Given information
********************

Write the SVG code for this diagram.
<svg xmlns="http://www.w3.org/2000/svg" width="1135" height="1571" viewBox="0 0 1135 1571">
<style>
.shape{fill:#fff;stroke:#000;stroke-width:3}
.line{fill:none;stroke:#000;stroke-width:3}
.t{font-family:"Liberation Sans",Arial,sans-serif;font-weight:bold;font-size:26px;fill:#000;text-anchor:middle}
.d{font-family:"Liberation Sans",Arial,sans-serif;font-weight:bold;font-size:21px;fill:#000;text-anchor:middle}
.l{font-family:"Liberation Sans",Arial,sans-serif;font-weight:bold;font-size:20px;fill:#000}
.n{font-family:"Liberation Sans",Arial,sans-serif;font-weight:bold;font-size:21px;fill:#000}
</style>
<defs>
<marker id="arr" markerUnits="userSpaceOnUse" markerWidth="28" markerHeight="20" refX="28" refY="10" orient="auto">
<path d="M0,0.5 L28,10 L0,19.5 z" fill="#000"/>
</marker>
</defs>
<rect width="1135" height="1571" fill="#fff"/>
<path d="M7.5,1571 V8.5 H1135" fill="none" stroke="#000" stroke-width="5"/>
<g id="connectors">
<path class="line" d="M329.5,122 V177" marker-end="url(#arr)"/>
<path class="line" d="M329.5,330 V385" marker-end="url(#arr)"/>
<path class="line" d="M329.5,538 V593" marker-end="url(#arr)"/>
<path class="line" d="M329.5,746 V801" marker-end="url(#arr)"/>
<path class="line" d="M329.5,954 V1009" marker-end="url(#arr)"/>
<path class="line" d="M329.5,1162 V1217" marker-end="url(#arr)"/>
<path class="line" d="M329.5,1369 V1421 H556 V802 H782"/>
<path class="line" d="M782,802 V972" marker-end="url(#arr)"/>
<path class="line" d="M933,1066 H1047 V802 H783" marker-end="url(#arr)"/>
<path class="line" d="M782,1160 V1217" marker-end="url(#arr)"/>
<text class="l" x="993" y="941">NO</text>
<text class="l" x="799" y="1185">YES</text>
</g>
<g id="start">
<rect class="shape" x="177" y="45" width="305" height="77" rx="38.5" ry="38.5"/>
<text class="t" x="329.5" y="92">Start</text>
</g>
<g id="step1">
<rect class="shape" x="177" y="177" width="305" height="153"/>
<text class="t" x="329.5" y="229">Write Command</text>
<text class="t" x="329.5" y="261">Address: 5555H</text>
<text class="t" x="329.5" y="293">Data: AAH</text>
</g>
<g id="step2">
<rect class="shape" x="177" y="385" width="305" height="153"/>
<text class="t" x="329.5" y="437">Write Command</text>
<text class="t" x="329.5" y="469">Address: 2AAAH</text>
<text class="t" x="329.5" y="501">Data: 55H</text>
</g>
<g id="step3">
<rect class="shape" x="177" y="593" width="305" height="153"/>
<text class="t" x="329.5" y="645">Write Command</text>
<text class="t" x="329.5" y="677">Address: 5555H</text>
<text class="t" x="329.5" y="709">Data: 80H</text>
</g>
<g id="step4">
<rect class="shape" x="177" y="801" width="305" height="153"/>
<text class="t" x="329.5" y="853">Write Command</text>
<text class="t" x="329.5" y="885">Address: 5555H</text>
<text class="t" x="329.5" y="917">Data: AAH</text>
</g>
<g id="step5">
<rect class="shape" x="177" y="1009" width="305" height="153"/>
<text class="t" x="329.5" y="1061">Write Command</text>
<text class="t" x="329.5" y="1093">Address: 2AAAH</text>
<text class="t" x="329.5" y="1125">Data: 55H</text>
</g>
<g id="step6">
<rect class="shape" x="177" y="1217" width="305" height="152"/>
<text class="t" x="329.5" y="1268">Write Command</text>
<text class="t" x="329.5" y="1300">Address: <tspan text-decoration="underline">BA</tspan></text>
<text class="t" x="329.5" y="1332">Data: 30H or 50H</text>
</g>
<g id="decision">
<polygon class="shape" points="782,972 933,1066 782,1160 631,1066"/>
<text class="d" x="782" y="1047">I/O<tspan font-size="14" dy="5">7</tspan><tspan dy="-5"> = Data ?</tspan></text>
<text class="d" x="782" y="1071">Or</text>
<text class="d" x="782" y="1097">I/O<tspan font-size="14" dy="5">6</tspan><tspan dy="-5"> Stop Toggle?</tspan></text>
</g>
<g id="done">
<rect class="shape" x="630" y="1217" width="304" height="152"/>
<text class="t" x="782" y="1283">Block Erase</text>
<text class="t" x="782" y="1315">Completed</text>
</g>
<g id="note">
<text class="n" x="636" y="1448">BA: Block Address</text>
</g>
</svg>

********************

Exercise task
Give back each line above precisely as it stands.

Response for this exercise
Write the SVG code for this diagram.
<svg xmlns="http://www.w3.org/2000/svg" width="1135" height="1571" viewBox="0 0 1135 1571">
<style>
.shape{fill:#fff;stroke:#000;stroke-width:3}
.line{fill:none;stroke:#000;stroke-width:3}
.t{font-family:"Liberation Sans",Arial,sans-serif;font-weight:bold;font-size:26px;fill:#000;text-anchor:middle}
.d{font-family:"Liberation Sans",Arial,sans-serif;font-weight:bold;font-size:21px;fill:#000;text-anchor:middle}
.l{font-family:"Liberation Sans",Arial,sans-serif;font-weight:bold;font-size:20px;fill:#000}
.n{font-family:"Liberation Sans",Arial,sans-serif;font-weight:bold;font-size:21px;fill:#000}
</style>
<defs>
<marker id="arr" markerUnits="userSpaceOnUse" markerWidth="28" markerHeight="20" refX="28" refY="10" orient="auto">
<path d="M0,0.5 L28,10 L0,19.5 z" fill="#000"/>
</marker>
</defs>
<rect width="1135" height="1571" fill="#fff"/>
<path d="M7.5,1571 V8.5 H1135" fill="none" stroke="#000" stroke-width="5"/>
<g id="connectors">
<path class="line" d="M329.5,122 V177" marker-end="url(#arr)"/>
<path class="line" d="M329.5,330 V385" marker-end="url(#arr)"/>
<path class="line" d="M329.5,538 V593" marker-end="url(#arr)"/>
<path class="line" d="M329.5,746 V801" marker-end="url(#arr)"/>
<path class="line" d="M329.5,954 V1009" marker-end="url(#arr)"/>
<path class="line" d="M329.5,1162 V1217" marker-end="url(#arr)"/>
<path class="line" d="M329.5,1369 V1421 H556 V802 H782"/>
<path class="line" d="M782,802 V972" marker-end="url(#arr)"/>
<path class="line" d="M933,1066 H1047 V802 H783" marker-end="url(#arr)"/>
<path class="line" d="M782,1160 V1217" marker-end="url(#arr)"/>
<text class="l" x="993" y="941">NO</text>
<text class="l" x="799" y="1185">YES</text>
</g>
<g id="start">
<rect class="shape" x="177" y="45" width="305" height="77" rx="38.5" ry="38.5"/>
<text class="t" x="329.5" y="92">Start</text>
</g>
<g id="step1">
<rect class="shape" x="177" y="177" width="305" height="153"/>
<text class="t" x="329.5" y="229">Write Command</text>
<text class="t" x="329.5" y="261">Address: 5555H</text>
<text class="t" x="329.5" y="293">Data: AAH</text>
</g>
<g id="step2">
<rect class="shape" x="177" y="385" width="305" height="153"/>
<text class="t" x="329.5" y="437">Write Command</text>
<text class="t" x="329.5" y="469">Address: 2AAAH</text>
<text class="t" x="329.5" y="501">Data: 55H</text>
</g>
<g id="step3">
<rect class="shape" x="177" y="593" width="305" height="153"/>
<text class="t" x="329.5" y="645">Write Command</text>
<text class="t" x="329.5" y="677">Address: 5555H</text>
<text class="t" x="329.5" y="709">Data: 80H</text>
</g>
<g id="step4">
<rect class="shape" x="177" y="801" width="305" height="153"/>
<text class="t" x="329.5" y="853">Write Command</text>
<text class="t" x="329.5" y="885">Address: 5555H</text>
<text class="t" x="329.5" y="917">Data: AAH</text>
</g>
<g id="step5">
<rect class="shape" x="177" y="1009" width="305" height="153"/>
<text class="t" x="329.5" y="1061">Write Command</text>
<text class="t" x="329.5" y="1093">Address: 2AAAH</text>
<text class="t" x="329.5" y="1125">Data: 55H</text>
</g>
<g id="step6">
<rect class="shape" x="177" y="1217" width="305" height="152"/>
<text class="t" x="329.5" y="1268">Write Command</text>
<text class="t" x="329.5" y="1300">Address: <tspan text-decoration="underline">BA</tspan></text>
<text class="t" x="329.5" y="1332">Data: 30H or 50H</text>
</g>
<g id="decision">
<polygon class="shape" points="782,972 933,1066 782,1160 631,1066"/>
<text class="d" x="782" y="1047">I/O<tspan font-size="14" dy="5">7</tspan><tspan dy="-5"> = Data ?</tspan></text>
<text class="d" x="782" y="1071">Or</text>
<text class="d" x="782" y="1097">I/O<tspan font-size="14" dy="5">6</tspan><tspan dy="-5"> Stop Toggle?</tspan></text>
</g>
<g id="done">
<rect class="shape" x="630" y="1217" width="304" height="152"/>
<text class="t" x="782" y="1283">Block Erase</text>
<text class="t" x="782" y="1315">Completed</text>
</g>
<g id="note">
<text class="n" x="636" y="1448">BA: Block Address</text>
</g>
</svg>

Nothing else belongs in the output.